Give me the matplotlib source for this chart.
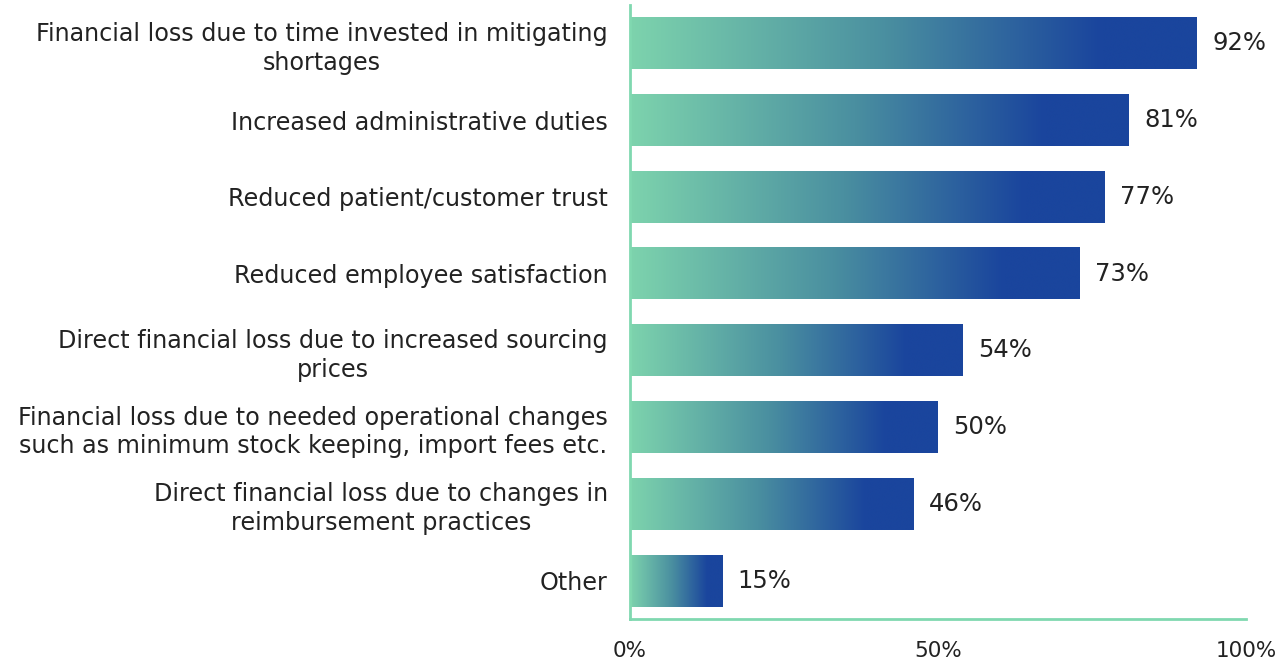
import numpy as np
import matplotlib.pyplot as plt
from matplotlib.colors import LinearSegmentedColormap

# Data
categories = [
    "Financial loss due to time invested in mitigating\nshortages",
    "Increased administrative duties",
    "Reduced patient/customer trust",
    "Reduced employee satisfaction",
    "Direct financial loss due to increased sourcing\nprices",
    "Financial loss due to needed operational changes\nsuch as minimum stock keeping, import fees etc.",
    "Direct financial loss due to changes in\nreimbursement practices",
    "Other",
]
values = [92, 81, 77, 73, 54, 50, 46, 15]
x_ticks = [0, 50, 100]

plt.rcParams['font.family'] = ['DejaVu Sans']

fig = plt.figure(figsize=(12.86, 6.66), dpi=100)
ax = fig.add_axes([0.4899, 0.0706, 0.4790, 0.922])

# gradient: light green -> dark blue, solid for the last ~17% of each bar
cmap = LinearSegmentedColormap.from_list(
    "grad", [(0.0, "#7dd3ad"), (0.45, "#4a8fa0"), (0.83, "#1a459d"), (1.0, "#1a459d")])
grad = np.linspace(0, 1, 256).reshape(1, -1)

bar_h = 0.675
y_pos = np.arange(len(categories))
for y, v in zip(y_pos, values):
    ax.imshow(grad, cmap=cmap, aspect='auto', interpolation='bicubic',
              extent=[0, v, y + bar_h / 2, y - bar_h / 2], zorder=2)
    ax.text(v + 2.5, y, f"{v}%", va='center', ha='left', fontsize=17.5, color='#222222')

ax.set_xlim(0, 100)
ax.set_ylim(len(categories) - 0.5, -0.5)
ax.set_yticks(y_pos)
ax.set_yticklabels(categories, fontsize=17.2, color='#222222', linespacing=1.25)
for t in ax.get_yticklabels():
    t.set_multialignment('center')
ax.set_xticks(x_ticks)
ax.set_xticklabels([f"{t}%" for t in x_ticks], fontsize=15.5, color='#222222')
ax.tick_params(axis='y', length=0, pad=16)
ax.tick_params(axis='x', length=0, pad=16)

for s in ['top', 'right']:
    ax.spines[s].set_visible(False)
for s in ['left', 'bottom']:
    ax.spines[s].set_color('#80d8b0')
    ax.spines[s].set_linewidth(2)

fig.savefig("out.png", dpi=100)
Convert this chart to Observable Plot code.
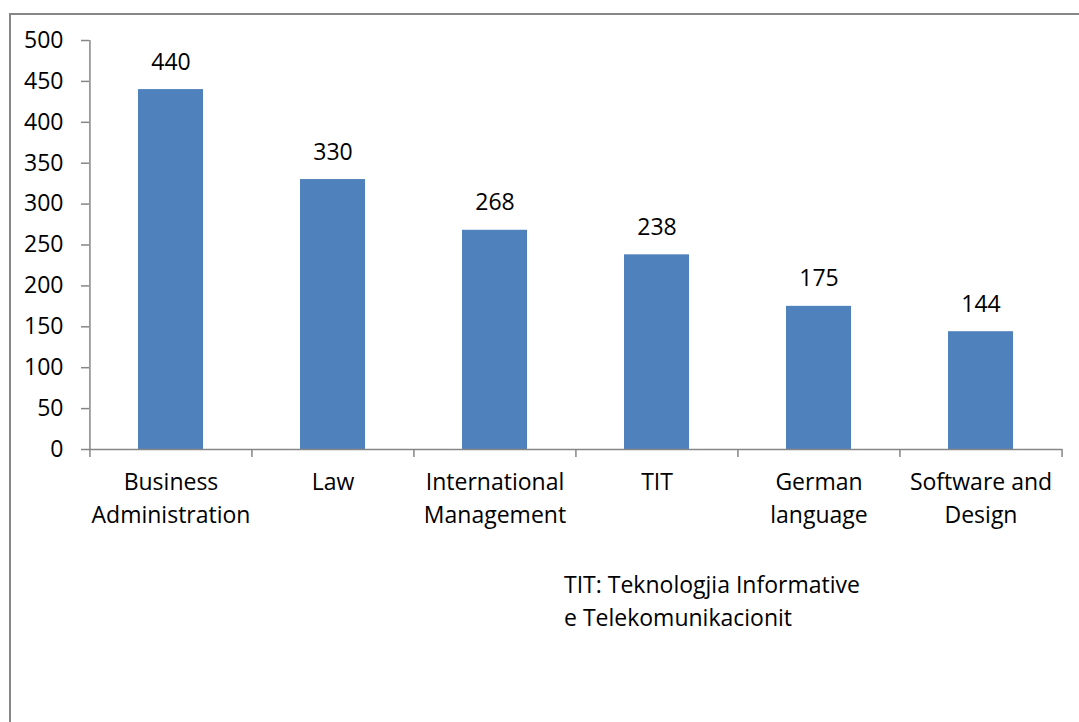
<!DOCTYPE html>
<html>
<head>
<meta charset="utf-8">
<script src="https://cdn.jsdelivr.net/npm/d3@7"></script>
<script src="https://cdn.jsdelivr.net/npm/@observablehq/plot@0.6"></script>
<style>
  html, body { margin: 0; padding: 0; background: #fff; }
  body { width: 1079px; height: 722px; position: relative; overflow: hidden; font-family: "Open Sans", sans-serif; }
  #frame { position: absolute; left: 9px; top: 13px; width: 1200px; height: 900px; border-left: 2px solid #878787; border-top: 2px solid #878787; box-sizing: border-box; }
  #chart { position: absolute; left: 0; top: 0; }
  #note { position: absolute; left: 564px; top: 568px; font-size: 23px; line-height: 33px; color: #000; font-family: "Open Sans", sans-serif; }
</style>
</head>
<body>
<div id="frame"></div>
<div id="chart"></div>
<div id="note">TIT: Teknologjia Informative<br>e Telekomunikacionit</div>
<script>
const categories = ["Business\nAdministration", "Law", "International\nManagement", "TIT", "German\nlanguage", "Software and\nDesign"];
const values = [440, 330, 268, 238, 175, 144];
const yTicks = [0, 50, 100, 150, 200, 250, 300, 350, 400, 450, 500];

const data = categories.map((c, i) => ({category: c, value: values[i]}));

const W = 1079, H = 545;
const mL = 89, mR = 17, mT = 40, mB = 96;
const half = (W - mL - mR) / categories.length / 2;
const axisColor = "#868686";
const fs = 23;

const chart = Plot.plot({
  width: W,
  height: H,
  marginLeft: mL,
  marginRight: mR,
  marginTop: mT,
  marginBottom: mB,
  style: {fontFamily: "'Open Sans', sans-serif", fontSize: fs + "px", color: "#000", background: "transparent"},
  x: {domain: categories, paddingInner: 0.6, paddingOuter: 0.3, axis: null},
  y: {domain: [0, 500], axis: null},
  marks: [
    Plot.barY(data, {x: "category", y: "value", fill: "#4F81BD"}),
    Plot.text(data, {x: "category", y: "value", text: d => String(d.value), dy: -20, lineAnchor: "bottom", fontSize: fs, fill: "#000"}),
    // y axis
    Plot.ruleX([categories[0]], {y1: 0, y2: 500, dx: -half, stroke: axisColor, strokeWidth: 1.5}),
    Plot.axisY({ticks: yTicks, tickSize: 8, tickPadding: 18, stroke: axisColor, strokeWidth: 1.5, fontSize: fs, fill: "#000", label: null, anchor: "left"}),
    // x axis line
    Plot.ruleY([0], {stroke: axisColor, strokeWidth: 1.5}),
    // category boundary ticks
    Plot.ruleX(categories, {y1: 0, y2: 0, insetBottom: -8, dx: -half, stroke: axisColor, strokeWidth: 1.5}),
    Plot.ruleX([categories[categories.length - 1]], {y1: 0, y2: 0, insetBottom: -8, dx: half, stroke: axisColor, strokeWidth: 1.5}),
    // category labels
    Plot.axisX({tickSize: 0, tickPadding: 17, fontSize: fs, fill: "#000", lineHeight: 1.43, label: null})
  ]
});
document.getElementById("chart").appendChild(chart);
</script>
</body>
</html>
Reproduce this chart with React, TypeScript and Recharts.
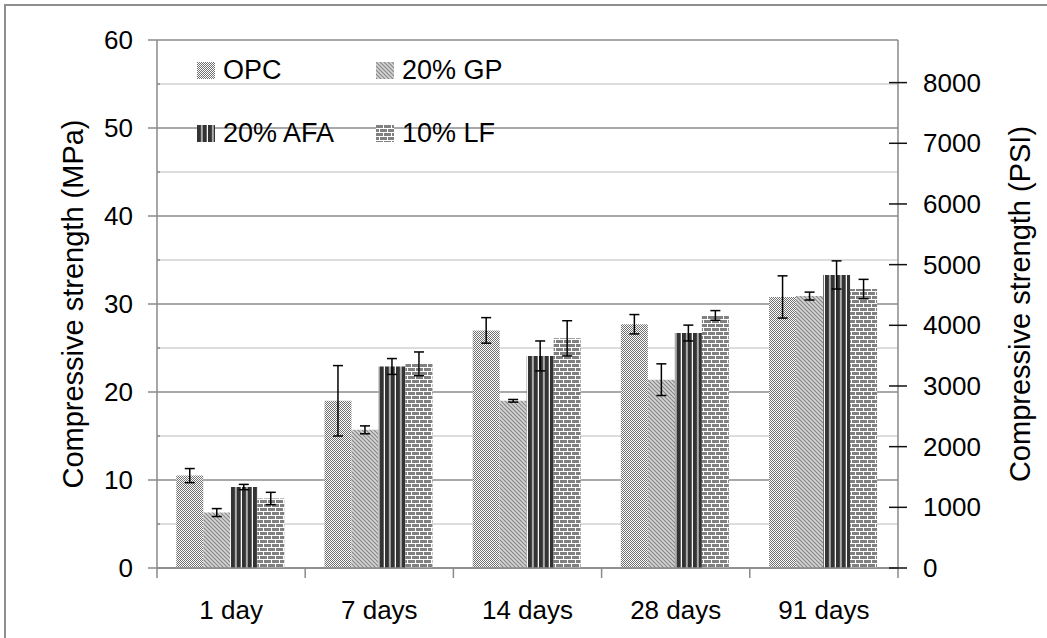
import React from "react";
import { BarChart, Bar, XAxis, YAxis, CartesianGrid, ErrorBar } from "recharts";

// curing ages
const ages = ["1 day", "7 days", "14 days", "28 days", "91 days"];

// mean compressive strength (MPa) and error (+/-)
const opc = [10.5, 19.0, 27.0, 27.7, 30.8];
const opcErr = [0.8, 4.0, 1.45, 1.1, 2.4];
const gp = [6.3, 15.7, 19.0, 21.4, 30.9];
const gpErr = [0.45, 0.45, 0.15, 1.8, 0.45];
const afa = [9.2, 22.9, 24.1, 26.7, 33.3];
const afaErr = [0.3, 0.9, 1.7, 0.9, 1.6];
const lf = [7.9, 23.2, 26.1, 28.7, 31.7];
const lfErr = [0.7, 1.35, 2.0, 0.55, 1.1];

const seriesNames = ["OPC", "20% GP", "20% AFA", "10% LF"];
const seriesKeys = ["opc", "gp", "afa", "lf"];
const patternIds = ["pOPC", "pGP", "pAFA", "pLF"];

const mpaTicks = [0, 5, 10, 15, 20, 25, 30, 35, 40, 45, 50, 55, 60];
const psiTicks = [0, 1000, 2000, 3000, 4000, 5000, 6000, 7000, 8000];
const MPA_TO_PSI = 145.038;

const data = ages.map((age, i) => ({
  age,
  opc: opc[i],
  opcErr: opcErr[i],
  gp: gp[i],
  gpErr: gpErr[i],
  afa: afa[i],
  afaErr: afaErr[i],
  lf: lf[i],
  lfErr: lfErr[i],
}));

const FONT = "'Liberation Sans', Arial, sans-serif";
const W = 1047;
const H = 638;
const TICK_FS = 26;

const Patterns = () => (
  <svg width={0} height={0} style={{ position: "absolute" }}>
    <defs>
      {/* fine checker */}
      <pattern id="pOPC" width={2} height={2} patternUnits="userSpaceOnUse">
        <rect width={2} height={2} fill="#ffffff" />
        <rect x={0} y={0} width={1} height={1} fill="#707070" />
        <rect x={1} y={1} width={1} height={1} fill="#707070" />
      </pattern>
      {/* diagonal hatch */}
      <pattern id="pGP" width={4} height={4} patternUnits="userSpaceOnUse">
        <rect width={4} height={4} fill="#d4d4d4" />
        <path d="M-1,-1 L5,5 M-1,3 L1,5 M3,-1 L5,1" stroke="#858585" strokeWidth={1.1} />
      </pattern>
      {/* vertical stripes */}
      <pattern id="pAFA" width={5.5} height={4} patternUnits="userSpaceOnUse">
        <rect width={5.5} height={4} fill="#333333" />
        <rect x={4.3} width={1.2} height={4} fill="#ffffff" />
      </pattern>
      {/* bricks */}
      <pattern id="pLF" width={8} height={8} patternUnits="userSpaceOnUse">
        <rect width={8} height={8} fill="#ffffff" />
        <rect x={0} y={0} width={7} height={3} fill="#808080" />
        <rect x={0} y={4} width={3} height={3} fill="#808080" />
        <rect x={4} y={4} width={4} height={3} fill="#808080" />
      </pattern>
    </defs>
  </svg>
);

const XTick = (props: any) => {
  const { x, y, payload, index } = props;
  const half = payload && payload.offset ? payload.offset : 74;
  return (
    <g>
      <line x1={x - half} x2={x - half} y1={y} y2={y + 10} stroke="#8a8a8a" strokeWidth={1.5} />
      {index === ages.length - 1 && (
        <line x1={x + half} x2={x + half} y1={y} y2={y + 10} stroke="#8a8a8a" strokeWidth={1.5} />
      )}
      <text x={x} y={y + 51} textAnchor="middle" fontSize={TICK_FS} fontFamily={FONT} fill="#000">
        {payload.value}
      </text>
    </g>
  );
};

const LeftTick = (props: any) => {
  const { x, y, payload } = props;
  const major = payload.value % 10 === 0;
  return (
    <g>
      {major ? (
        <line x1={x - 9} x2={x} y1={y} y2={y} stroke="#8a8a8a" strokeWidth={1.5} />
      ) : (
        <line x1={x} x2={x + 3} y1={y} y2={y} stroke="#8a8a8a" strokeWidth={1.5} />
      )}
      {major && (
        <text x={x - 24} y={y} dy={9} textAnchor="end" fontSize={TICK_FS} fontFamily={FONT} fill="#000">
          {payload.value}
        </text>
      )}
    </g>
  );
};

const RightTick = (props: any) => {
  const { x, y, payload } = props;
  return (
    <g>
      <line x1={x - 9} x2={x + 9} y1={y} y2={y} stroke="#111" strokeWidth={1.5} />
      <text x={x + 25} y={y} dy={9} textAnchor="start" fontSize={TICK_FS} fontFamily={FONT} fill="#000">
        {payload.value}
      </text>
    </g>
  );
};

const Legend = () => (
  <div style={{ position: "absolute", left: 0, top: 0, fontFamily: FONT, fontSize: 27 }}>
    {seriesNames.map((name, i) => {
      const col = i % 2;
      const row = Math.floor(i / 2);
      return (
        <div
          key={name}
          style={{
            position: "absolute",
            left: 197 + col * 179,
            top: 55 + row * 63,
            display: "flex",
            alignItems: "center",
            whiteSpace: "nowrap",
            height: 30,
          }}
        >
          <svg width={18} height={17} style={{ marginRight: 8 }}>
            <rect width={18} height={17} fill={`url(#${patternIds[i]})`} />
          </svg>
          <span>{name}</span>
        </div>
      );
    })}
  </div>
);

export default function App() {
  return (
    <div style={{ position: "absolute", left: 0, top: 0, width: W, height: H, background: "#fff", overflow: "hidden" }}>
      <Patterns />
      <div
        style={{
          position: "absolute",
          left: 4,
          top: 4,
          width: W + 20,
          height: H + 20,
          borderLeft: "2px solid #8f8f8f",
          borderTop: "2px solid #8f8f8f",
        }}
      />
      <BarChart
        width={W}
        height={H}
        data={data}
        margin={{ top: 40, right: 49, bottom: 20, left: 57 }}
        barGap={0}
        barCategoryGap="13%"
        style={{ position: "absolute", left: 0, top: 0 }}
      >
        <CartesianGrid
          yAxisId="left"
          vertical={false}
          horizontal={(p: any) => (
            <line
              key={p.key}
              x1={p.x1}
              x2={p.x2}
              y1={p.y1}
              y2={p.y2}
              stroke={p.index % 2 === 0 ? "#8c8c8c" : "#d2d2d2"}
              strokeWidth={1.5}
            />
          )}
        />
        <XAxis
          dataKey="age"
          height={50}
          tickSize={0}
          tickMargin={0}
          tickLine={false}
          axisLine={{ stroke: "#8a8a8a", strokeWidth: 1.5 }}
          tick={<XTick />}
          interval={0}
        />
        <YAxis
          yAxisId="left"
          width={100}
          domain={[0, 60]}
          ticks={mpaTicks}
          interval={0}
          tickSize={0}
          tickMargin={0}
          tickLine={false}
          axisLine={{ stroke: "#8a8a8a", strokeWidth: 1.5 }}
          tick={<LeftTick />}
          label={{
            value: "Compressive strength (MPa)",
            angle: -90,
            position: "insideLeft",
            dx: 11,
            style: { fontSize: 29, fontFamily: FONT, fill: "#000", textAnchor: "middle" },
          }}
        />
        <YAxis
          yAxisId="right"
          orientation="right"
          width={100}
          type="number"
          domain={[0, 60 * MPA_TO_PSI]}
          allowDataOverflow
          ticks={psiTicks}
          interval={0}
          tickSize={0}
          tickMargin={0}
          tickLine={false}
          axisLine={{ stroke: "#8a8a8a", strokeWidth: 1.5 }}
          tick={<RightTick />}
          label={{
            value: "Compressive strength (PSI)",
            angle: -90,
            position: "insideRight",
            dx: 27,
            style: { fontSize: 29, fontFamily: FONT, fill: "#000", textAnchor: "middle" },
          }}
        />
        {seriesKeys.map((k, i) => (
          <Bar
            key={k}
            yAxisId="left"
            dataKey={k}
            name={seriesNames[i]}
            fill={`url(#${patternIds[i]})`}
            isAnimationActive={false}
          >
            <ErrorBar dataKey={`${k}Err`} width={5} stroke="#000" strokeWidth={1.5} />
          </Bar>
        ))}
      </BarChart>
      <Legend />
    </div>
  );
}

Problem description: Within the data above, pick out all lines holding the word "matplotlib".

Result for this exercise:
Give me the matplotlib source for this chart.
import matplotlib.pyplot as plt
from matplotlib.colors import LinearSegmentedColormap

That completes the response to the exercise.